Aim: Extract word for word the lines of the listing from its start to the line holding "from matplotlib.lines import Line2D", both ends kept; pictures are not part of the copy.
———
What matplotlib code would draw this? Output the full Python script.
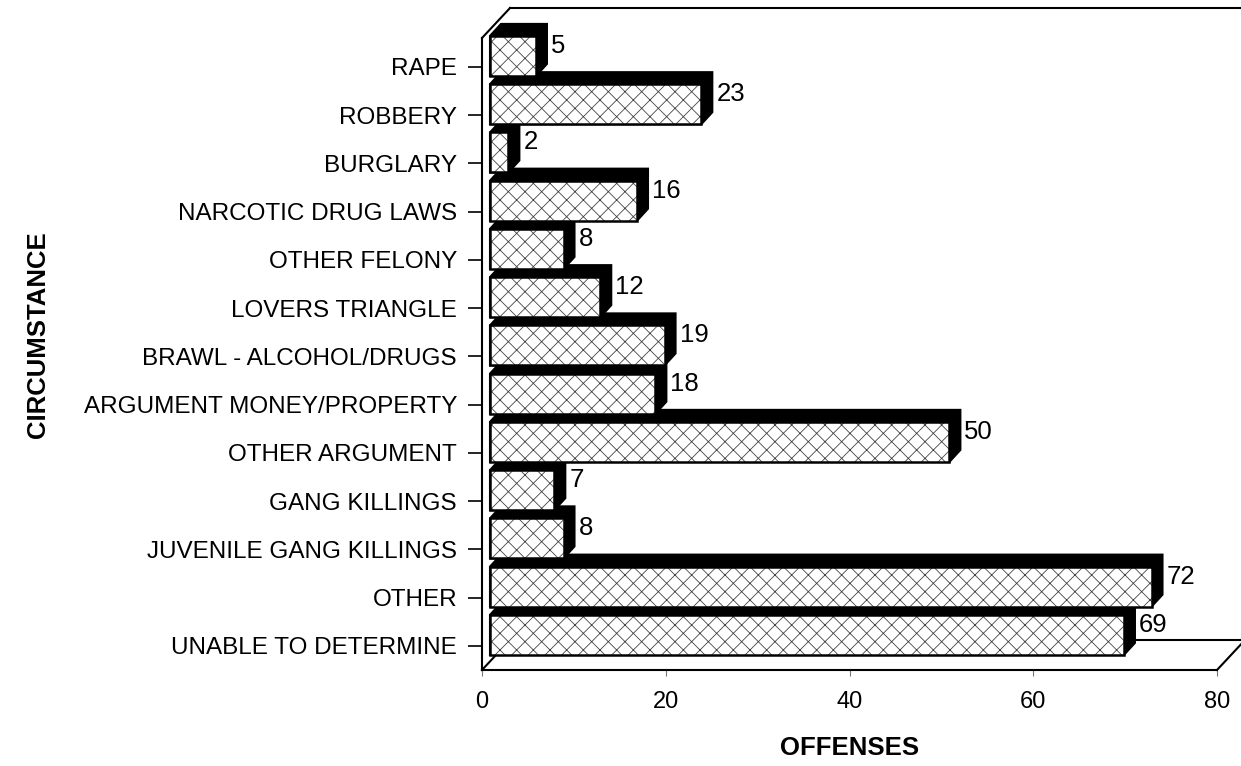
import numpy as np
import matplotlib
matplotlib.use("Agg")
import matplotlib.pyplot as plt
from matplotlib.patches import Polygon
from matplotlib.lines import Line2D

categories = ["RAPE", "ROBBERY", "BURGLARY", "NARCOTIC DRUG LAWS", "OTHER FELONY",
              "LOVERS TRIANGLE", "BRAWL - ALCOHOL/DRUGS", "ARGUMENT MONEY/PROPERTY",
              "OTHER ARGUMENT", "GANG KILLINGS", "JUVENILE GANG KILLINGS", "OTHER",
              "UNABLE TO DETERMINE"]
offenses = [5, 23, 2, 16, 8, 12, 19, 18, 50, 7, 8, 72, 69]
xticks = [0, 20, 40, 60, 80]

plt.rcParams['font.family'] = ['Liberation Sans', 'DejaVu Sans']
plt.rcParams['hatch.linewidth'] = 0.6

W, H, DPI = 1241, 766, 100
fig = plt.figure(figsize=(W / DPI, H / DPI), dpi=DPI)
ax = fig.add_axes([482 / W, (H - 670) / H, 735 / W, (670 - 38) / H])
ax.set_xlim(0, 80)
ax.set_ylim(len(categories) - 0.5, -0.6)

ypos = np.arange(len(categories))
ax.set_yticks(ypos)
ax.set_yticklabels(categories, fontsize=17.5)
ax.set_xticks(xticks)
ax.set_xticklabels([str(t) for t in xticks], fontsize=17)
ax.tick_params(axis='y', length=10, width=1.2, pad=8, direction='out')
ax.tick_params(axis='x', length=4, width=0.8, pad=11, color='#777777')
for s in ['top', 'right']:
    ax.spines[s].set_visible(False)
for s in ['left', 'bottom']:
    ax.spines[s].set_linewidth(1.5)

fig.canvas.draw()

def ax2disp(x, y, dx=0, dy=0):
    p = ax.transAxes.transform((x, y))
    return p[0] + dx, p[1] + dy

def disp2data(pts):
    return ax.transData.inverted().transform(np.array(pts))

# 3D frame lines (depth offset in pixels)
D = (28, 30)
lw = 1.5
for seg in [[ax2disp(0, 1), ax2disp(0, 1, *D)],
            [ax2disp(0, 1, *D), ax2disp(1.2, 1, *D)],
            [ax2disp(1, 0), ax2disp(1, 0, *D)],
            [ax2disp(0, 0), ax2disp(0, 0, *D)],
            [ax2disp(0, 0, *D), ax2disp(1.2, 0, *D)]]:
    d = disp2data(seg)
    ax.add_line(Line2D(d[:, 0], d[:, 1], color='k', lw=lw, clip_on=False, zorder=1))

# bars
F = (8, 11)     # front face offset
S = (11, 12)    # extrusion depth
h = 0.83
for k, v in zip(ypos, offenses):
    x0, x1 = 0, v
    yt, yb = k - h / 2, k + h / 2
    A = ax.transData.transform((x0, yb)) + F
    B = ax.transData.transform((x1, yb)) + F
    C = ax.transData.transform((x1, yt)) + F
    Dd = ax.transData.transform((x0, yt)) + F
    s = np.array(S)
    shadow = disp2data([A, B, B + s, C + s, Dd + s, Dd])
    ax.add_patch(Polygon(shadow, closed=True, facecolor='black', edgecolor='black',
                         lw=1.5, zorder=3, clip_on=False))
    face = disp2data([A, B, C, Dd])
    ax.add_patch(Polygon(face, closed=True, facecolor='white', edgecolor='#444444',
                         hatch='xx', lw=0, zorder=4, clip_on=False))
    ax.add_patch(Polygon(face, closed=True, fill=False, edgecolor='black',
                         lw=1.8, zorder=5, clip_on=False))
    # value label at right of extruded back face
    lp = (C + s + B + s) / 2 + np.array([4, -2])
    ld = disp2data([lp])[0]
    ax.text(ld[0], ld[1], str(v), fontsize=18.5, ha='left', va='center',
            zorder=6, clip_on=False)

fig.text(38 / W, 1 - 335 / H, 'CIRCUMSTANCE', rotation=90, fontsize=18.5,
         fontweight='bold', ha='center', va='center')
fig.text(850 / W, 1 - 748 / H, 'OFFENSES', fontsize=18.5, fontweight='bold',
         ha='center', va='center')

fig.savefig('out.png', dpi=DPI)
———
Answer for the task:
What matplotlib code would draw this? Output the full Python script.
import numpy as np
import matplotlib
matplotlib.use("Agg")
import matplotlib.pyplot as plt
from matplotlib.patches import Polygon
from matplotlib.lines import Line2D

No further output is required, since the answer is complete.